The US explicitly chose to be a service economy. China explicitly chose to be a mercantile economy.
The US can absolutely switch paths, it will just take a long time and will require pushing millions into poverty. But we're on track to do it.
> The US explicitly chose to be a service economy. China explicitly chose to be a mercantile economy.
In other words: the US wants its workers assembling hamburgers, China wants its workers assembling drones.
And when there's a conflict, the US will lose because you can't win a war with hamburgers.
> But we're on track to do it.
The only thing that the US is on track to is getting a taste of what real corruption feels like, enriching Trump's friends, and hollowing out its middle class.
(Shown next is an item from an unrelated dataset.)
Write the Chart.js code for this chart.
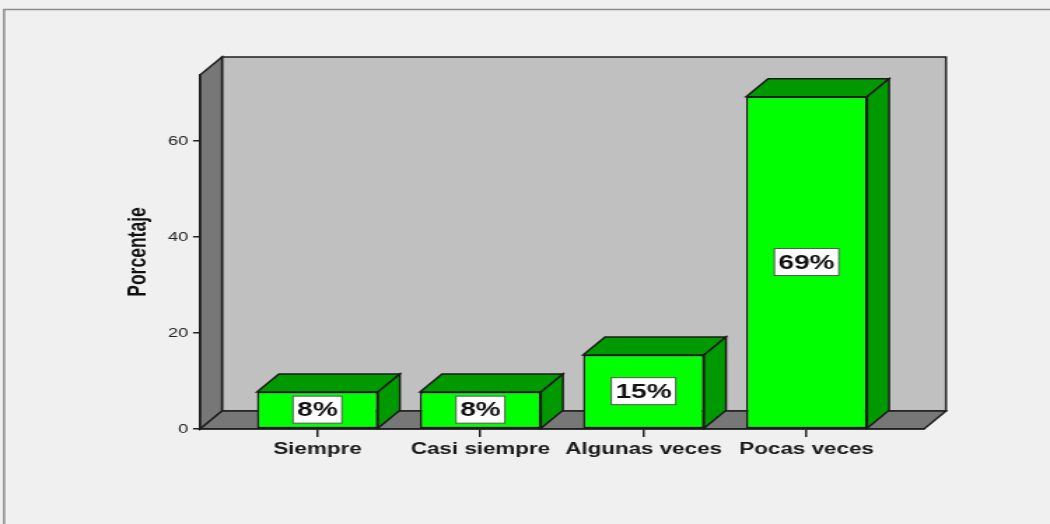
<!DOCTYPE html>
<html lang="es">
<head>
<meta charset="utf-8">
<title>Porcentaje</title>
<script src="https://cdn.jsdelivr.net/npm/chart.js@4.4.0/dist/chart.umd.min.js"></script>
<style>
    html, body { margin: 0; padding: 0; background: #f0f0f0; overflow: hidden; }
    #chart { display: block; }
</style>
</head>
<body>
<!-- the original picture is stretched sideways, so the canvas is drawn narrow and widened by css -->
<canvas id="chart" width="750" height="524" style="width:1050px;height:524px"></canvas>
<script>
const categories = ["Siempre", "Casi siempre", "Algunas veces", "Pocas veces"];
const percentages = [7.7, 7.7, 15.4, 69.2];
const yTicks = [0, 20, 40, 60];

const FONT = '"Liberation Sans", Arial, sans-serif';
const DX = 15.7;   // depth of the 3d boxes, canvas px
const DY = 18;

function poly(ctx, pts, fill) {
    ctx.beginPath();
    ctx.moveTo(pts[0][0], pts[0][1]);
    for (let i = 1; i < pts.length; i++) ctx.lineTo(pts[i][0], pts[i][1]);
    ctx.closePath();
    ctx.fillStyle = fill;
    ctx.fill();
    ctx.stroke();
}

const box3d = {
    id: "box3d",
    beforeDraw(chart) {
        const { ctx, chartArea, width, height } = chart;
        const L = chartArea.left, R = chartArea.right, T = chartArea.top, B = chartArea.bottom;
        ctx.save();
        ctx.fillStyle = "#f0f0f0";
        ctx.fillRect(0, 0, width, height);
        ctx.strokeStyle = "#8c8c8c";
        ctx.lineWidth = 1.5;
        ctx.strokeRect(2.9, 9.5, width + 20, height + 20);

        ctx.strokeStyle = "#1e1e1e";
        ctx.lineJoin = "miter";
        poly(ctx, [[L + DX, T - DY], [R + DX, T - DY], [R + DX, B - DY], [L + DX, B - DY]], "#c0c0c0");
        poly(ctx, [[L, T], [L + DX, T - DY], [L + DX, B - DY], [L, B]], "#777777");
        poly(ctx, [[L, B], [L + DX, B - DY], [R + DX, B - DY], [R, B]], "#777777");
        ctx.restore();
    },
    afterDatasetsDraw(chart) {
        const ctx = chart.ctx;
        const bars = chart.getDatasetMeta(0).data;
        ctx.save();
        ctx.strokeStyle = "#1a1a1a";
        ctx.lineWidth = 1.5;
        ctx.lineJoin = "miter";
        bars.forEach((bar) => {
            const { x, y, base, width } = bar.getProps(["x", "y", "base", "width"], true);
            const l = x - width / 2, r = x + width / 2;
            poly(ctx, [[l, y], [l + DX, y - DY], [r + DX, y - DY], [r, y]], "#009a00");
            poly(ctx, [[r, y], [r + DX, y - DY], [r + DX, base - DY], [r, base]], "#009a00");
        });

        ctx.font = "bold 20px " + FONT;
        ctx.textAlign = "center";
        ctx.textBaseline = "middle";
        bars.forEach((bar, i) => {
            const { x, y, base } = bar.getProps(["x", "y", "base"], true);
            const text = Math.round(percentages[i]) + "%";
            const bw = ctx.measureText(text).width + 6;
            const bh = 27;
            const cy = (y + base) / 2 - 0.5;
            ctx.fillStyle = "#ffffff";
            ctx.fillRect(x - bw / 2, cy - bh / 2, bw, bh);
            ctx.strokeStyle = "#555555";
            ctx.lineWidth = 1;
            ctx.strokeRect(x - bw / 2, cy - bh / 2, bw, bh);
            ctx.fillStyle = "#111111";
            ctx.fillText(text, x, cy + 1);
        });
        ctx.restore();
    }
};

new Chart(document.getElementById("chart"), {
    type: "bar",
    data: {
        datasets: [
            {
                data: percentages.map((v, i) => ({ x: i, y: v })),
                backgroundColor: "#00ff00",
                borderColor: "#1a1a1a",
                borderWidth: 1.5,
                borderSkipped: false,
                categoryPercentage: 1,
                barPercentage: 0.742,
            },
        ],
    },
    options: {
        responsive: false,
        animation: false,
        events: [],
        layout: { padding: { left: 80, top: 75, right: 90, bottom: 0 } },
        plugins: {
            legend: { display: false },
            tooltip: { enabled: false },
        },
        scales: {
            x: {
                type: "linear",
                min: -0.72,
                max: 3.72,
                offset: false,
                afterBuildTicks: (scale) => {
                    scale.ticks = categories.map((c, i) => ({ value: i }));
                },
                afterFit: (scale) => {
                    scale.height = 95;
                },
                grid: { offset: false, drawOnChartArea: false, drawTicks: true, tickLength: 8, color: "#222", lineWidth: 1.5 },
                border: { display: true, color: "#1e1e1e", width: 1.5 },
                ticks: {
                    callback: (v) => categories[v],
                    font: { family: FONT, size: 16, weight: "bold" },
                    color: "#1a1a1a",
                    padding: 3,
                    maxRotation: 0,
                    autoSkip: false,
                },
            },
            y: {
                min: 0,
                max: 73.75,
                afterBuildTicks: (scale) => {
                    scale.ticks = yTicks.map((v) => ({ value: v }));
                },
                afterFit: (scale) => {
                    scale.width = 62.86;
                },
                grid: { drawOnChartArea: false, drawTicks: true, tickLength: 5, color: "#222", lineWidth: 1.5 },
                border: { display: true, color: "#1e1e1e", width: 1.5 },
                ticks: {
                    font: { family: FONT, size: 13 },
                    color: "#222",
                    padding: 3.5,
                },
                title: {
                    display: true,
                    text: "Porcentaje",
                    font: { family: FONT, size: 17.5, weight: "bold" },
                    color: "#111",
                    padding: { top: 9.1, bottom: 0 },
                },
            },
        },
    },
    plugins: [box3d],
});
</script>
</body>
</html>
"Explicitly chose" is a strong word.
US and China are on completely different stages of industrialization: The US had its massive boom of manufacturing almost a century ago, enriching its population massively. Those rich citizens make the same manufacturing uncompetitive today, because no one is going to work in a factory for $20k/year (median wage in urban China), when he can work for other "rich" people for more than twice as much.
Switching paths is not feasible for the US in the same way that it is not gonna be feasible for China to hold on to all its industry as wages rise: You can't compete globally at "poor people wages" while being "rich", as simple as that.